Georgetown University and its faculty are committed to supporting survivors and those impacted by sexual misconduct, which includes sexual assault, sexual harassment, relationship violence, and stalking. Georgetown requires faculty members, unless otherwise designated as confidential, to report all disclosures of sexual misconduct to the University Title IX Coordinator or a Deputy Title IX Coordinator. If you disclose an incident of sexual misconduct to a professor in or outside of the classroom (with the exception of disclosures in papers), that faculty member must report the incident to the Title IX Coordinator, or Deputy Title IX Coordinator. The coordinator will, in turn, reach out to the student to provide support, resources, and the option to meet. [Please note that the student is not required to meet with the Title IX coordinator.]. More information about reporting options and resources can be found on the Sexual Misconduct

Website: https://sexualassault.georgetown.edu/resourcecenter

If you would prefer to speak to someone confidentially, Georgetown has a number of fully confidential professional resources that can provide support and assistance. These resources include: Health Education Services for Sexual Assault Response and Prevention: confidential email: sarp[at]georgetown.edu

Counseling and Psychiatric Services (CAPS): 202.687.6985 or after hours, call (833) 960-3006 to reach Fonemed, a telehealth service; individuals may ask for the on-call CAPS clinician

More information about reporting options and resources can be found on the Sexual Misconduct Website.

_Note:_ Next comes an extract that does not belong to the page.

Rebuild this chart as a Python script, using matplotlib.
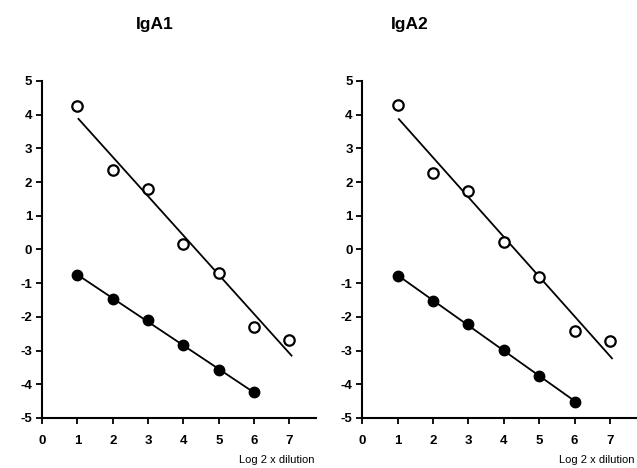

Provost’s Policy on Religious Observances

Georgetown University promotes respect for all religions. Any student who is unable to attend classes or to participate in any examination, presentation, or assignment on a given day because of the observance of a major religious holiday or related travel shall be excused and provided with the opportunity to make up, without unreasonable burden, any work that has been missed for this reason and shall not in any other way be penalized for the absence or rescheduled work. Students will remain responsible for all assigned work. Students should notify professors in writing at the beginning of the semester of religious observances that conflict with their classes. The Office of the Provost, in consultation with Campus Ministry and the Registrar, will publish, before classes begin for a given term, a list of major religious holidays likely to affect Georgetown students. The Provost and the Main Campus Executive Faculty encourage faculty to accommodate students whose bona fide religious observances in other ways impede normal participation in a course. Students who cannot be accommodated should discuss the matter with an advising dean.